The planned route (Click to enlarge)

Friday, March 26, 2010

From Babushkas to Baba Ganoush

After receiving a heroes welcome by travelers and hostel owners in Irkutsk and waving goodbye to our fellow ice warriors it was time to board the Trans-Siberian and chug our way to Europe. Four days (86 hours) sitting on a train is as long as it sounds, not helped by the monotony of the landscape – 5185 km of flat white plains sprinkled with birch trees. But as we passed through the nothingness and blizzards of Siberia we weren't completely void of entertainment. Babushka (Granny) Victoria was our cabin mate for the entire journey. A small owl like lady with a sprinkling of gold teeth that managed to boss us around non stop, despite a complete language barrier; 'don't lay your head at that end of the bed', 'you must put your bed away now', 'get me some tea', 'wash my mugs', 'take your shoes off' and 'put more warm clothes on'. Tiring at times, by the end we were quite fond of our adopted Babushka, especially since we showed her the map of our trip and she beamed her gold teeth and gave us an enthusiastic double thumbs up. Other Russians came and went from the cabin, a glamorous lady, a stocky mountain man type and a young guy from the far East who had already been married 3 times and seemed determined to get us drunk. Each left with what we suspected was an earful of wisdom from Victoria after some heated discussions and occassional 'yes Babushka, no Babushka'.

Stepping off the train in Moscow was an exciting moment as we re-entered Europe after 14 months away. Unfortunately the crossing of the Ural's didn't yet bring balmier weather. Only after 2 days of wandering around in -8 degrees did we start to realize why the streets of Moscow are suspiciously empty. Rush hour seemed to be the only time people were forced to go outside, but even then bundles of furs, huge collars and high heels darted between heated underpasses, bars and gaudy metro stations faster than the animals they're wearing.

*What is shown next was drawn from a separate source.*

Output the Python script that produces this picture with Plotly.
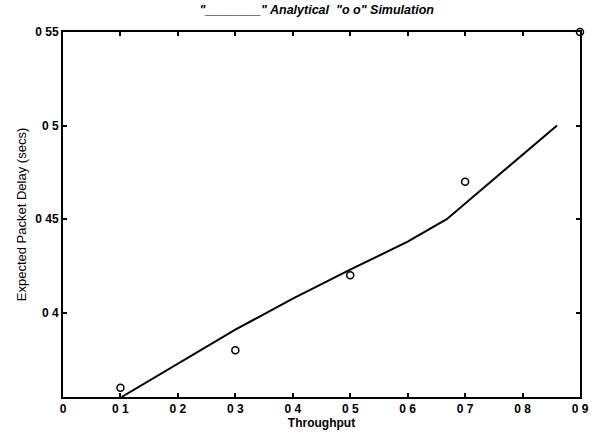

But this eerie lack of people could not detract from the gold domed historical splendour of the city. The highlight, by a long way, was the exhibit of the Tsars' treasure in the Kremlin. Where else in the world can you see 1,000 year old battle helmets alongside priceless sleighs for princess' that were designed to be pulled by dwarves? The opulence of Russia's past did not fail to entertain.

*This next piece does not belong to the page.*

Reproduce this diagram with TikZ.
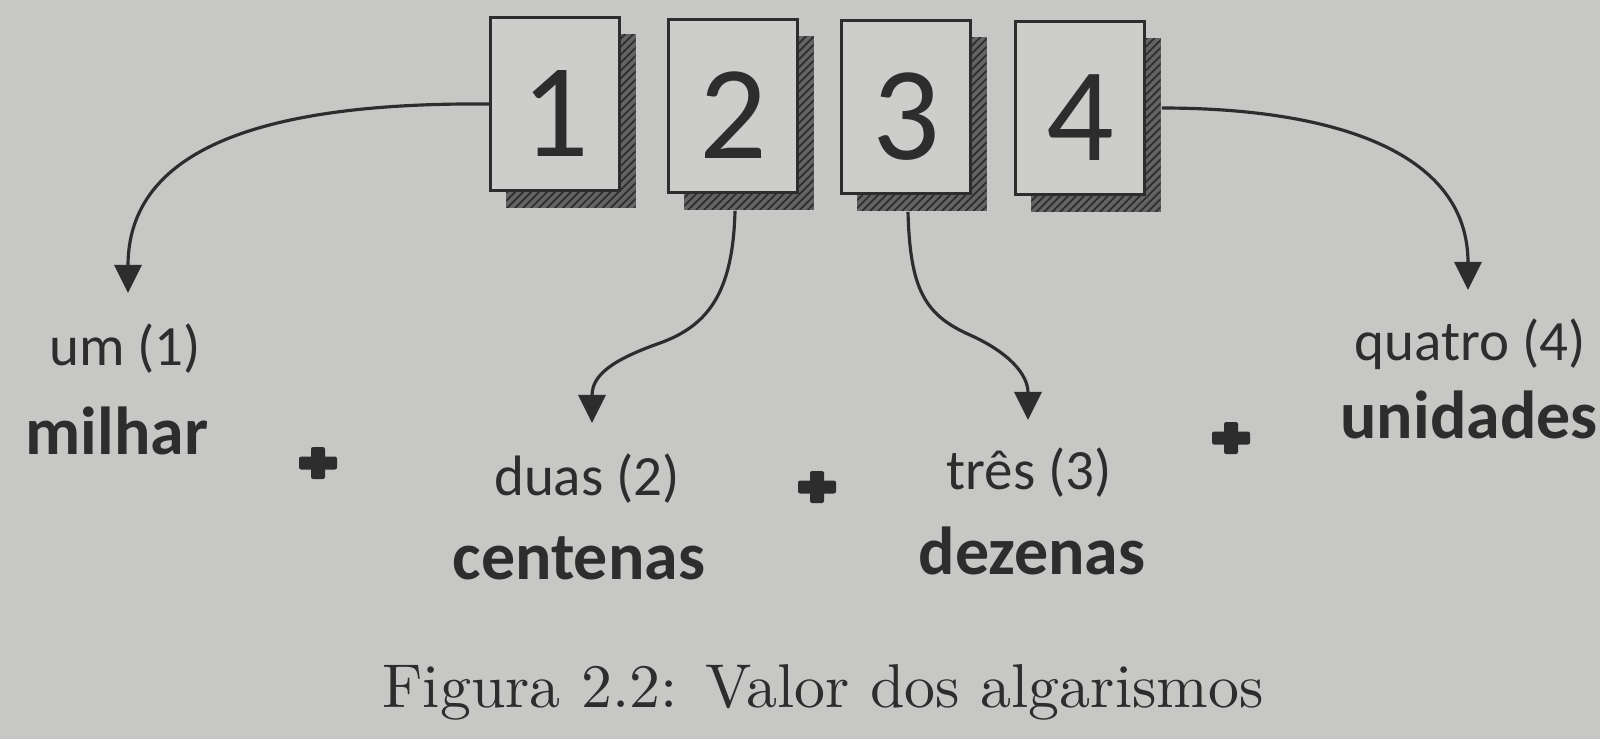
\documentclass[tikz,border=0pt]{standalone}
\usepackage{fontspec}
\setsansfont{Carlito}
\newfontfamily\capfont[Extension=.otf]{lmroman10-regular}
\usetikzlibrary{arrows.meta, shadows, patterns.meta}
\definecolor{paper}{RGB}{199,199,197}
\definecolor{boxfill}{RGB}{205,205,203}
\definecolor{ink}{RGB}{45,45,45}
\definecolor{shade}{RGB}{100,100,100}

\begin{document}
\begin{tikzpicture}[
    x=0.01cm, y=-0.01cm,
    digitbox/.style={rectangle, draw=ink, line width=0.7pt, fill=boxfill, minimum width=1.29cm, minimum height=1.73cm, inner sep=0pt,
        font=\sffamily\fontsize{38}{38}\selectfont, text=ink, text height=1.05cm, text depth=0pt,
        general shadow={fill=shade, shadow xshift=0.16cm, shadow yshift=-0.17cm},
        general shadow={pattern={Lines[angle=45, distance=1.6pt, line width=0.5pt]}, pattern color=ink, shadow xshift=0.16cm, shadow yshift=-0.17cm}},
    link/.style={-{Triangle[width=0.27cm, length=0.28cm]}, line width=0.9pt, draw=ink},
    small/.style={font=\sffamily\fontsize{16.2}{18}\selectfont, text=ink, anchor=base, inner sep=0pt},
    big/.style={font=\sffamily\bfseries\fontsize{19.3}{22}\selectfont, text=ink, anchor=base, inner sep=0pt},
    plussign/.pic={\fill[ink, rounded corners=0.6pt] (-19,-6.5) rectangle (19,6.5); \fill[ink, rounded corners=0.6pt] (-7,-16) rectangle (7,16);}
]
    % Background
    \fill[paper] (0,0) rectangle (1600,739);
    \useasboundingbox (0,0) rectangle (1600,739);

    % Digits
    \node[digitbox] (d1) at (555,104) {1};
    \node[digitbox] (d2) at (733,106) {2};
    \node[digitbox] (d3) at (906,107) {3};
    \node[digitbox] (d4) at (1080,108) {4};

    % Thousands
    \node[small] (um) at (125,365) {um (1)};
    \node[big] (milhar) at (117,454) {milhar};
    \coordinate (t1) at (128,293);
    \draw[link] (d1.west) .. controls (260,102) and (128,150) .. (t1);

    % Hundreds
    \node[small] (duas) at (587,495) {duas (2)};
    \node[big] (centenas) at (579,579) {centenas};
    \coordinate (t2) at (592,423);
    \draw[link] ([xshift=0.02cm, yshift=-0.17cm]d2.south) .. controls (733,290) and (710,325) .. (660,343)
        .. controls (612,360) and (592,375) .. (t2);

    % Tens
    \node[small] (tres) at (1029,489) {três (3)};
    \node[big] (dezenas) at (1032,574) {dezenas};
    \coordinate (t3) at (1028,420);
    \draw[link] ([xshift=0.02cm, yshift=-0.17cm]d3.south) .. controls (910,290) and (925,315) .. (970,335)
        .. controls (1010,353) and (1028,375) .. (t3);

    % Units
    \node[small] (quatro) at (1470,360) {quatro (4)};
    \node[big] (unidades) at (1469,438) {unidades};
    \coordinate (t4) at (1468,290);
    \draw[link] ([xshift=0.16cm]d4.east) .. controls (1330,108) and (1468,150) .. (t4);

    % Plus signs
    \pic (p1) at (318,463) {plussign};
    \pic (p2) at (817,487) {plussign};
    \pic (p3) at (1231,438) {plussign};

    % Caption
    \node[anchor=base, inner sep=0pt, text=ink, font=\capfont\fontsize{17.6}{20}\selectfont] (caption) at (823,707) {Figura 2.2: Valor dos algarismos};
\end{tikzpicture}
\end{document}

If there's one conclusion we took from our Trans-Siberian experience it was that Russia is vast, more vast and full of nothingness than you can really comprehend. The saying 'you cannot understand Russia, you can just believe in her' suddenly made perfect sense as we questioned how on earth those in the far East of the country could feel at all related to those in the West. But somehow they do. A mutual love of vodka, cold meats, kebabs and a constant battle with the elements seems to unite these people more than most nations in Europe. The fact that Russian's are so fiercely Russian is an extremely attractive quality. They are not trying to be America, or China, or Europe, but do their own thing in a refreshingly no bullshit way.

After a quick 2 days in Moscow we rode the 26 hour train to the Ukraine. Snow gradually melted, the landscape turned brown and everything looked a bit more depressing. From the train, the Ukraine looked like a country that has battled hard for independence and then not quite known what to do with it. On pulling into the graffiti ridden, run down and grey suburbs of the black sea resort Odessa, I was slightly concerned about where on earth I had made my little sis come to visit us. But Odessa is not like the Ukraine we witnessed from our train. The mafia run this place and consequently its wealthy and glamorous, but with plenty of seedy roughness around the edges. From watching Madam Butterfly at the beautifully ornate Opera House to the sexy cave girl dancing with seals at the dolphinarium to stocky women with beards chopping up carcasses at the huge food market, Odessa was an ecelctic joy.

Yet however good the Ukrainian's are at cold beers, meats and mafia fueled luxury living, they quickly proved to be completely useless when it comes to a ferry service. We planned to hop down to Istanbul across the Black Sea on the regular ferry service that boasted all your meals as well as discotheque and cabaret lounge. Instead, 12 hours of sitting on the dock was followed by 48 hours of going at a miserable 4 knots meaning Luce missed 2 flights and we got into Istanbul seasick, cold and a bit miserable. But that's all behind us now and its time to look onwards and upwards. Nick's Dad and Hils met us off the boat and the last 2 days have been filled with feasting and buying bike parts in bazaars, in a city we will definitely one day return to. All in all its been perfect preparation for the 2,300 mile bike ride ahead. Tomorrow we will set off on our loaded tandem across the Golden Horn and cycle across Europe through at least 9 countries. It's a long awaited moment. Carlos is fully loaded and every mile covered is one closer to home.